Thursday, November 17, 2011
Dutrow's career is far from dead
By Bob Ehalt
A few months back it looked like racing had seen the last of trainer Rick Dutrow Jr. for at least the next 10 years.
Instead, a scene out of a Monty Python movie is now playing out at Aqueduct with Dutrow filling the role of the old man who protested, “I’m not dead.”
Not only is Dutrow’s career as a trainer alive, but his barn has been as hot as it has ever been.
On a legal front, the Kentucky Derby-winning trainer received word Wednesday that the New York State Supreme Court had granted him a stay of a 10-year suspension handed down by the New York State Racing and Wagering Board until his appeals are exhausted.
The most recent charges against Dutrow, whose career is checkered with suspensions for putting banned performance-enhancing substances in his horses, involve the discovery of butorphanol, a painkiller, in a post-race sample from one of his horses in Nov. 2010. A subsequent search of Dutrow’s barn also uncovered three syringes filled with illegal painkillers and muscle relaxers
Meanwhile, on the race track, Dutrow’s legal woes have not stopped his horses from landing in the winner’s circle at an uncanny rate. Since the opening of Aqueduct on Nov. 4 through Wednesday, the 52-year-old trainer has been winning at a head-shaking rate of 57 percent, far beyond the typical average for a Big Apple trainer.

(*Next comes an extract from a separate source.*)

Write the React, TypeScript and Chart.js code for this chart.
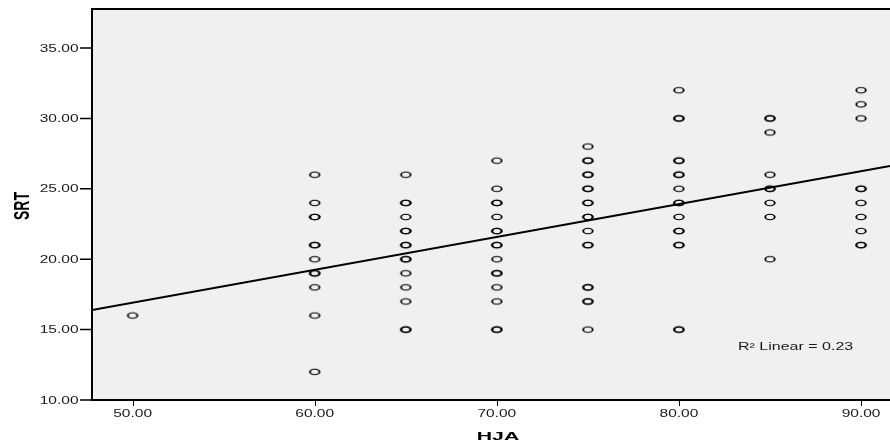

Dutrow, who has been winning at 26 percent clip for the entire year, has won with 8 of his first 14 starters at the Big A, with 12 of them finishing in the money.
Even more startling is the manner in which some of Dutrow’s horses have crushed their opposition.
Let’s start with Associate. Dutrow claimed him on July 24 from trainer Linda Rice for $35,000 out of a turf race in which the 3-year-old colt finished eighth. After a two-month layoff, Associate made his debut for Dutrow on Sept. 23 at Belmont in a $35,000 claimer that was washed off the turf course and run on a sloppy main track. Associate won by 10 ¾ lengths with a Beyer Speed Figure 33 points higher than his career best.
While some horses are mud freaks, the difference in the Rice-trained Associate and the Dutrow-trained Associate was more powerfully illustrated when Associate was entered in a Nov. 11 allowance race on a fast track and won by eight lengths in an equally dazzling final time.
Another transformation came from Zip Quik. On Oct. 8, Dutrow claimed Zip Quik from trainer Carlos Martin for $10,000 out of a race in which he finished 7th, more than 12 lengths behind the winner. Zip Quick made his debut for Dutrow on Nov. 12 in a $15,000 claimer and won by a head at 6-1.
To a lesser degree there was the case of I Know You Know. The 2-year-old had been second in a stakes at Delaware Park for Tony Dutrow, Rick’s brother. Running in a maiden race for Rick on Nov. 13, I Know You Know figured to win for his new trainer, except she did it by 7 ¾ lengths in a time significantly faster than her effort in the stakes.
Right now, it seems as if everything Dutrow touches turns to gold, except, of course, his legal issues which will need more than a stroke of a magic wand to go away. The stay has no bearing on the appeal, which could go down in flames and put Dutrow in the penalty box for a decade.
But until a final verdict is rendered on the appeal -- and that could be months from now -- it seems as if it will be business as usual this winter for Dutrow, which can be best described as making a mockery of the system. In a controversial career that has seen him survive more than 60 violations, he’s once again getting a laugh that may or not be his last by winning races at an astonishing rate while the game’s regulators try to banish him.
Like a Monty Python movie, it would be funny, if only it wasn’t so sad.